Ultimately, the exchange between teams should be in the form of "touch and feel," rather than design-by-meeting. In other words, "oooh, look what you got! we want that!" instead of reading documents and having discussions beforehand. I don't use the word "competitive" because it is not an overt competitive attitude, although there are underlying competitive processes going on.
Team independence does not mean the team does not answer to the overall goals of the larger project, or that it would reject advances provided by other teams; each team's success will depend on the utilizing and sharing of components and implementations between teams. If the Excel team at Microsoft announced a new direction on a complete tangent from the other tools in the suite, the Excel team leadership would be replaced tout de suite.
Divide by user community
For some reason in large projects they try to divide the larger problem along functional lines. The worst example is creating a team for user interfaces, another for business logic, another for data schemas, and another for reports. I described a case of this under "Separating DBA, UI, reports into teams" in Death March in an Information Technology Project.

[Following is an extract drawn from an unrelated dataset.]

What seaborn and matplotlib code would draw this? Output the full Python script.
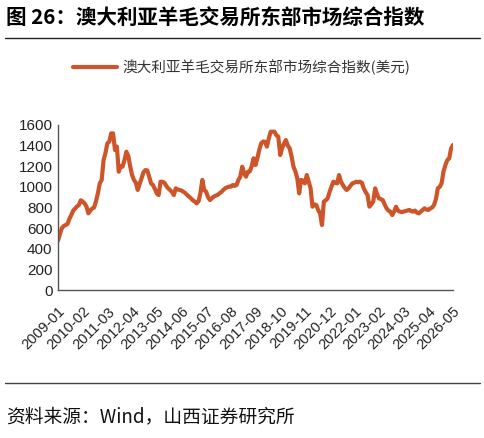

I propose instead that you create teams for each identifiable user community or subcommunity. For example, in a typical Department of Defense scenario you would have a team for a group of users at headquarters and a team for each different type of group in the field. You might still have DBAs and reports specialists, but each team will have its own as it requires. Of course a great deal depends on the details of the project.
I have not spoken much about Agile techniques, but when you are regularly releasing a product to your users it is paramount to have a small well defined user base to develop a close relationship with.

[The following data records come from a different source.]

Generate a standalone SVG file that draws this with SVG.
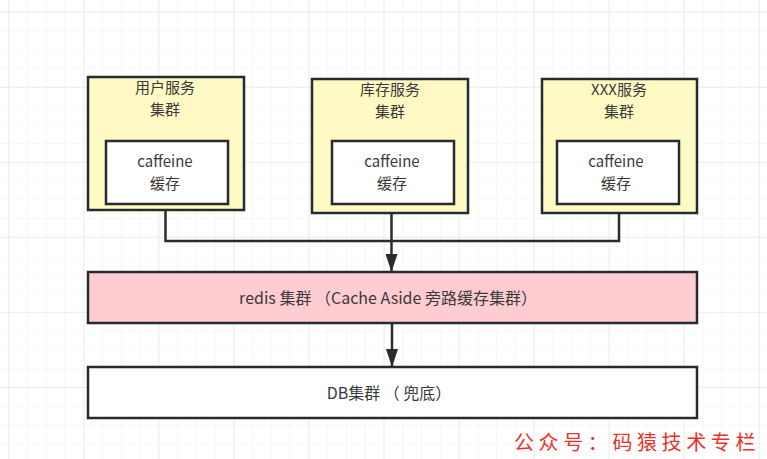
<svg xmlns="http://www.w3.org/2000/svg" width="767" height="459" viewBox="0 0 767 459">
<defs>
<pattern id="minor" x="8.3" y="11.7" width="18.76" height="18.76" patternUnits="userSpaceOnUse">
<path d="M0 0 V18.76 M0 0 H18.76" fill="none" stroke="#f1f1f1" stroke-width="1.2"/>
</pattern>
<pattern id="major" x="8.3" y="11.7" width="75.04" height="75.04" patternUnits="userSpaceOnUse">
<path d="M0 0 V75.04 M0 0 H75.04" fill="none" stroke="#e7e7e7" stroke-width="1.4"/>
</pattern>
<marker id="arr" viewBox="0 0 18 12" refX="17" refY="6" markerWidth="18" markerHeight="12" orient="auto" markerUnits="userSpaceOnUse">
<path d="M0 0 L18 6 L0 12 Z" fill="#2b2b2b"/>
</marker>
</defs>
<style>
.outer{fill:#fff9c4;stroke:#262b30;stroke-width:2.5}
.inner{fill:#ffffff;stroke:#262b30;stroke-width:2.5}
.t{font-family:"Noto Sans CJK SC","Noto Sans",sans-serif;font-size:15px;fill:#3a3a3a;text-anchor:middle}
.b{font-family:"Noto Sans CJK SC","Noto Sans",sans-serif;font-size:16px;fill:#3a3a3a;text-anchor:middle}
.c{fill:none;stroke:#2b2b2b;stroke-width:2.5}
</style>
<rect width="767" height="459" fill="#ffffff"/>
<rect width="767" height="459" fill="url(#minor)"/>
<rect width="767" height="459" fill="url(#major)"/>

<g id="connectors">
<path class="c" d="M165.5 210 V241 H391.5"/>
<path class="c" d="M619 213 V241 H391.5"/>
<path class="c" d="M391.5 213 V271" marker-end="url(#arr)"/>
<path class="c" d="M392 323 V366" marker-end="url(#arr)"/>
</g>

<g id="user-service">
<rect class="outer" x="88" y="77" width="156" height="133"/>
<text class="t" x="165" y="92.5">用户服务</text>
<text class="t" x="165" y="114.5">集群</text>
<rect class="inner" x="106" y="141" width="122" height="63"/>
<text class="t" x="165" y="166.5">caffeine</text>
<text class="t" x="165" y="188.5">缓存</text>
</g>

<g id="stock-service">
<rect class="outer" x="312" y="79" width="156" height="134"/>
<text class="t" x="390" y="94.5">库存服务</text>
<text class="t" x="390" y="116.5">集群</text>
<rect class="inner" x="332" y="141" width="122" height="63"/>
<text class="t" x="392" y="166.5">caffeine</text>
<text class="t" x="392" y="188.5">缓存</text>
</g>

<g id="xxx-service">
<rect class="outer" x="542" y="79" width="155" height="134"/>
<text class="t" x="619" y="94.5">XXX服务</text>
<text class="t" x="619" y="116.5">集群</text>
<rect class="inner" x="557" y="141" width="122" height="63"/>
<text class="t" x="616" y="166.5">caffeine</text>
<text class="t" x="616" y="188.5">缓存</text>
</g>

<g id="redis">
<rect x="88" y="272" width="609" height="51" fill="#ffccd1" stroke="#262b30" stroke-width="2.5"/>
<text class="b" x="388" y="304">redis 集群 （Cache Aside 旁路缓存集群）</text>
</g>

<g id="db">
<rect x="88" y="367" width="609" height="51" fill="#ffffff" stroke="#262b30" stroke-width="2.5"/>
<text class="b" x="389" y="399">DB集群 （ 兜底）</text>
</g>

<text x="514" y="450" font-family="'Noto Sans CJK SC',sans-serif" font-size="20" fill="#e8322c" letter-spacing="4.6">公众号：码猿技术专栏</text>
</svg>
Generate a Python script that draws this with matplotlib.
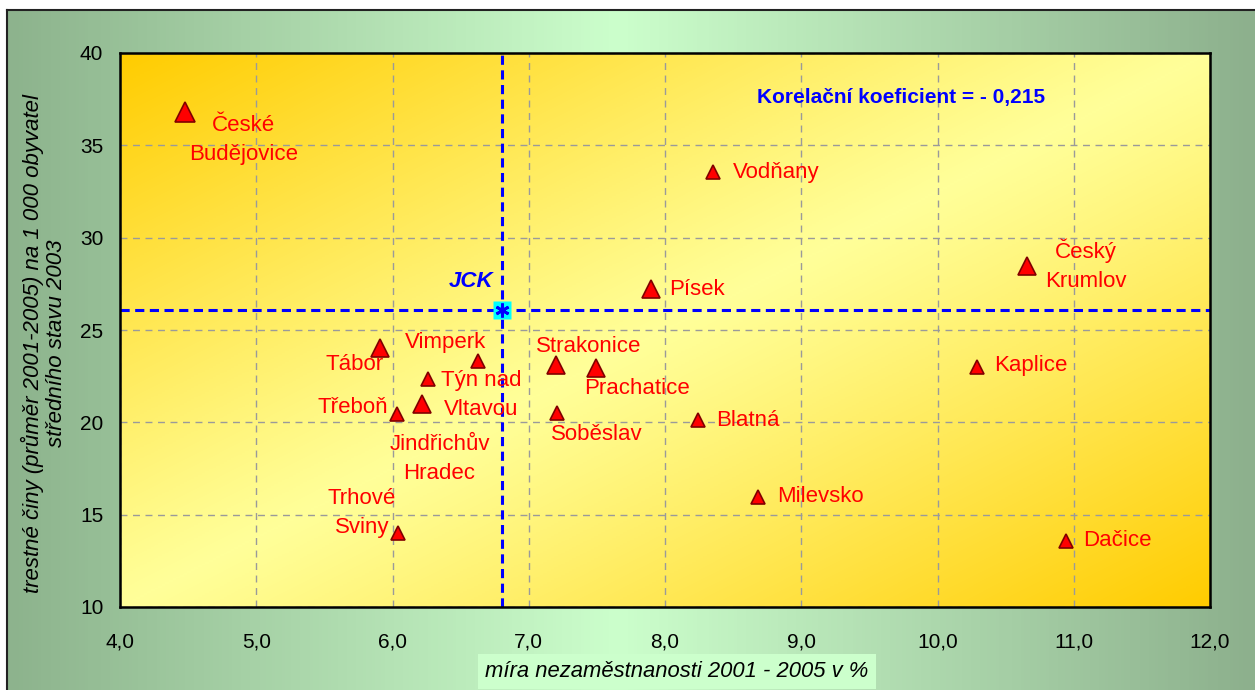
import matplotlib
matplotlib.use("Agg")
import matplotlib.pyplot as plt
import numpy as np
from matplotlib.colors import LinearSegmentedColormap

plt.rcParams['font.family'] = ['Liberation Sans', 'DejaVu Sans']

# data: unemployment rate (%) vs. crimes per 1000 inhabitants
towns = ['České\nBudějovice', 'Vodňany', 'Český\nKrumlov', 'Písek', 'Tábor', 'Vimperk',
         'Strakonice', 'Prachatice', 'Kaplice', 'Týn nad\nVltavou', 'Jindřichův\nHradec',
         'Třeboň', 'Soběslav', 'Blatná', 'Milevsko', 'Dačice', 'Trhové\nSviny']
unemployment = [4.48, 8.35, 10.66, 7.90, 5.91, 6.63, 7.20, 7.49, 10.29, 6.26, 6.22,
                6.03, 7.21, 8.24, 8.68, 10.94, 6.04]
crimes = [36.8, 33.55, 28.45, 27.2, 24.05, 23.3, 23.1, 22.95, 23.0, 22.35, 21.0,
          20.45, 20.5, 20.1, 15.95, 13.6, 14.0]
size_class = [3, 1, 2, 2, 2, 1, 2, 2, 1, 1, 2, 1, 1, 1, 1, 1, 1]

jck_x, jck_y = 6.8, 26.1
corr = '- 0,215'

# label placement: (dx px, dy px downward, ha)
label_pos = [(58, 28, 'center'), (20, 0, 'left'), (58, -1, 'center'), (18, 0, 'left'),
             (-26, 17, 'center'), (-33, -19, 'center'), (33, -19, 'center'), (41, 21, 'center'),
             (17, -1, 'left'), (13, 16, 'left'), (17, 55, 'center'), (-9, -7, 'right'),
             (39, 21, 'center'), (18, 0, 'left'), (19, -1, 'left'), (18, 0, 'left'),
             (-36, -20, 'center')]
marker_sizes = {1: 10, 2: 12.5, 3: 14.5}

W, H = 1255, 690
fig = plt.figure(figsize=(W / 100, H / 100), dpi=100, facecolor='white')

# green panel background
bg = fig.add_axes([7 / W, 0, 1 - 7 / W, 680 / H])
green = LinearSegmentedColormap.from_list('g', ['#8db38d', '#ccffcc', '#8db08d'])
xx = np.linspace(0, 1, 400)
xx = np.where(xx < 0.49, xx / 0.49 * 0.5, 0.5 + (xx - 0.49) / 0.51 * 0.5)
bg.imshow(xx[None, :], cmap=green, aspect='auto', extent=[0, 1, 0, 1])
bg.set_xticks([])
bg.set_yticks([])
for s in ['left', 'top']:
    bg.spines[s].set_linewidth(1.5)
    bg.spines[s].set_color('#222222')
for s in ['right', 'bottom']:
    bg.spines[s].set_visible(False)

ax = fig.add_axes([120 / W, (H - 607) / H, (1210 - 120) / W, (607 - 53) / H])
ax.set_xlim(4, 12)
ax.set_ylim(10, 40)

# yellow-orange diagonal gradient
u, v = np.meshgrid(np.linspace(0, 1, 300), np.linspace(1, 0, 300))
t = np.abs(u - v) ** 1.1
yellow = LinearSegmentedColormap.from_list('y', ['#ffff99', '#ffcc00'])
ax.imshow(t, cmap=yellow, extent=[4, 12, 10, 40], aspect='auto', zorder=0)

ax.set_xticks(np.arange(4, 12.1, 1))
ax.set_xticklabels([f'{v:.1f}'.replace('.', ',') for v in np.arange(4, 12.1, 1)])
ax.set_yticks(np.arange(10, 41, 5))
ax.tick_params(length=0, labelsize=15)
ax.tick_params(axis='x', pad=18)
ax.tick_params(axis='y', pad=12)
ax.grid(True, color='#9a9a9a', linestyle=(0, (5, 4)), linewidth=1.0, zorder=1)
for s in ax.spines.values():
    s.set_linewidth(1.8)
    s.set_color('black')

# reference lines through the region value
ax.axvline(jck_x, color='#0000ff', lw=2.2, dashes=(3, 1.8), zorder=2)
ax.axhline(jck_y, color='#0000ff', lw=2.2, dashes=(3, 1.8), zorder=2)
ax.plot(jck_x, jck_y, 's', color='#00ffff', ms=13, mec='none', zorder=4)
ax.plot(jck_x, jck_y, marker=(6, 2, 0), color='#0000ff', ms=10, mew=2, zorder=5)
ax.annotate('JCK', (jck_x, jck_y), xytext=(-30, 28), textcoords='offset pixels',
            ha='center', va='center', color='#0000ff', fontsize=16,
            fontweight='bold', fontstyle='italic')

for name, x, y, sc, (dx, dy, ha) in zip(towns, unemployment, crimes, size_class, label_pos):
    ax.plot(x, y, '^', color='#ff0000', mec='#800000', mew=1.2,
            ms=marker_sizes[sc], zorder=6)
    ax.annotate(name, (x, y), xytext=(dx, -dy), textcoords='offset pixels',
                ha=ha, va='center', color='#ff0000', fontsize=16,
                linespacing=1.5, multialignment='center', zorder=7)

ax.text(0.7165, 0.919, 'Korelační koeficient = ' + corr, transform=ax.transAxes,
        ha='center', va='center', color='#0000ff', fontsize=15, fontweight='bold')

ax.set_xlabel('míra nezaměstnanosti 2001 - 2005 v %', fontsize=15.8, fontstyle='italic',
              va='center', bbox=dict(facecolor='#ccffcc', edgecolor='none', pad=5))
ax.xaxis.set_label_coords(0.511, -0.117)
ax.set_ylabel('trestné činy (průměr 2001-2005) na 1 000 obyvatel\nstředního stavu 2003',
              fontsize=16, fontstyle='italic', va='center', linespacing=1.15)
ax.yaxis.set_label_coords(-0.0697, 0.4765)

fig.savefig('out.png', dpi=100, facecolor='white')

A new perspective on waste
For a waterfall-minded project management, giving teams direct access to customers will undoubtedly be the most troubling aspect of the Market paradigm. It would certainly take strong visionary leadership to really open up the floodgates like this and get away from the traditional controlled requirements preparation of the Waterfall paradigm.

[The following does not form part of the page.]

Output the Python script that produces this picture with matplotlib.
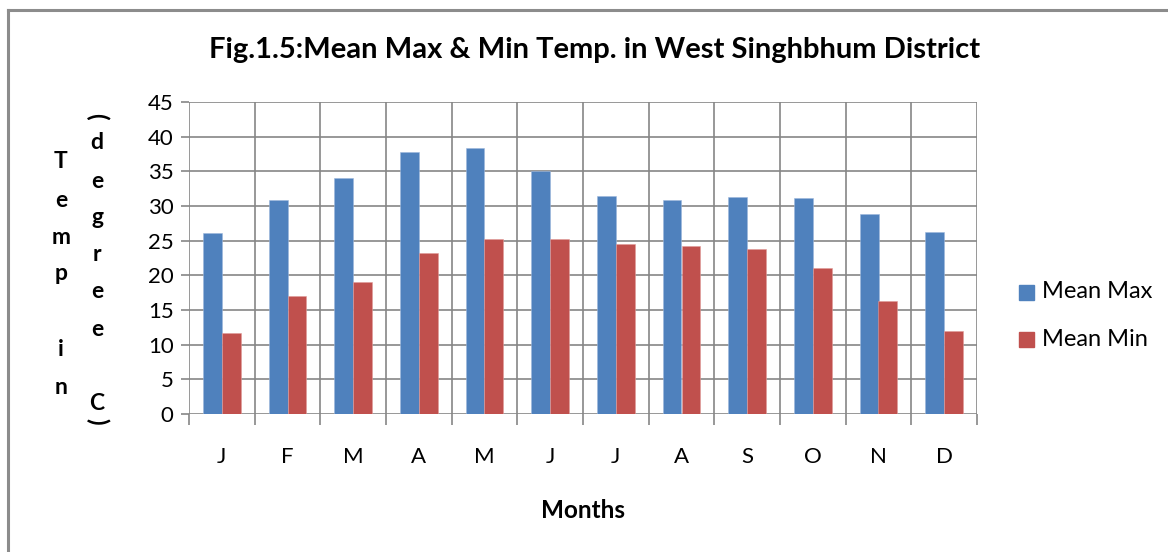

Well there is really no alternative! Eventually a piece of software is placed in front of a user and you get real live feedback on what is actually needed for it to be useful. This is where the rubber meets the road and I find it downright delusional at this stage to find anyone claiming that the years of BDUF leading up to this point were worth it when focused agile techniques could have yielded a similar result in a few weeks.
The principle behind BDUF is that it is much more efficient to resolve conflicts during requirements assessment and design phases than once a large system is implemented. However the human reality is that the sheer volume of details cannot be comprehended nor resolved until people begin to see computer programs actually doing things! In this light, the protracted periods of requirements analysis and design are much more wasteful than a program which does something wrong on the first few iterations.
Decoupling
The key to the Market Software Development Paradigm is in dividing the larger project into smaller projects for independent teams. A small project needs to stand on its own, with its own product management, design, testing, QA, user feedback, and release schedule -- everything. Projects are identified based on dividing lines of loose integration with other parts of the larger project.
If there are no obvious points of loose integration, you need to invent them, i.e. design them into your solution.
Developing a separate product for field and headquarters appears to be a terrible waste on the surface. It is probably the most controversial idea I am proposing, and I am not saying it is always a good idea. But if some task is a very large part of the project where you would be assigning 20 IT people, you might have a better chance of success by dividing it into two teams with 14 IT people each.
A task requiring so many people to develop would have significant data entry, reporting and analysis needs on the field side and you don't want to tie these down to development of the headquarters' module which has a whole different set of concerns. As separate products they would develop their own data schemas and the exchange of information between the field and headquarters would involve data interchange. This is not a bad or wasteful thing if it improves the responsiveness and agility of the development teams to their customers who are indeed very separate.
This is not a comparison between 20 people doing it one way or 28 (14+14) doing it the other way; it is a comparison between getting it done well versus late or never.
By introducing points of decoupled interoperability you create more work, but the work on those separated modules can be done more independently and therefore more quickly. In a large project this can mean the difference between soon and never! The challenge is in devising ways of dividing the large problem into smaller problems with separate user communities, not along functional lines.
Stovepipes
One of the words used to negatively describe legacy systems in the Department of Defense is "stovepipes," i.e. separate systems with very little interoperability. Funny that being "stovepipe" is always considered a bad thing, because it evokes positive aspects of independence, redundancy and security. No matter how intelligently some new age architecture is designed, interconnectivity and uniform design will open vulnerabilities to large scale problems and malicious attacks.
But rather than incrementally improving the interoperability of stovepipe systems (to improve something that already works) their first instinct is to replace it all in one go, much like the "Big Bang" method recently lamented by Microsoft CEO Steve Ballmer.
If you are willing to sacrifice the aesthetic purity of the "Big Bang" approach, you just might reap the rewards of a much faster adaptive incremental approach. Things are often not as they seem from the outset. Development can be greatly accelerated by allowing stovepipe systems to evolve in close relationship with their individual user communities within a larger project sharing features and components between systems. The result may bring you to a whole new, robust and interoperable (even consistent) system much more quickly that you would imagine.
Think simple
Since agile development is all the rage, it has inevitably caught the attention of managers of large projects that are traditionally advocates of BDUF. Often though it is assimilated as meaningless jargon, a mere dressing for the same old anti-productive processes. "Agility" is the new meaningless buzzword. People are still talking about designing and implementing large complex systems and investing in architectural frameworks. But my experience supports Gall's Law, which goes like this:
A complex system that works is invariably found to have evolved from a simple system that worked. A complex system designed from scratch never works and cannot be patched up to make it work. You have to start over with a working simple system.
After witnessing failures of monumental proportions, it is clear to me that waste is a part of the process. The Market Software Development Paradigm brings this to a level on which failures are small and leveraged as part of an adaptive process, yielding a much better prediction of success.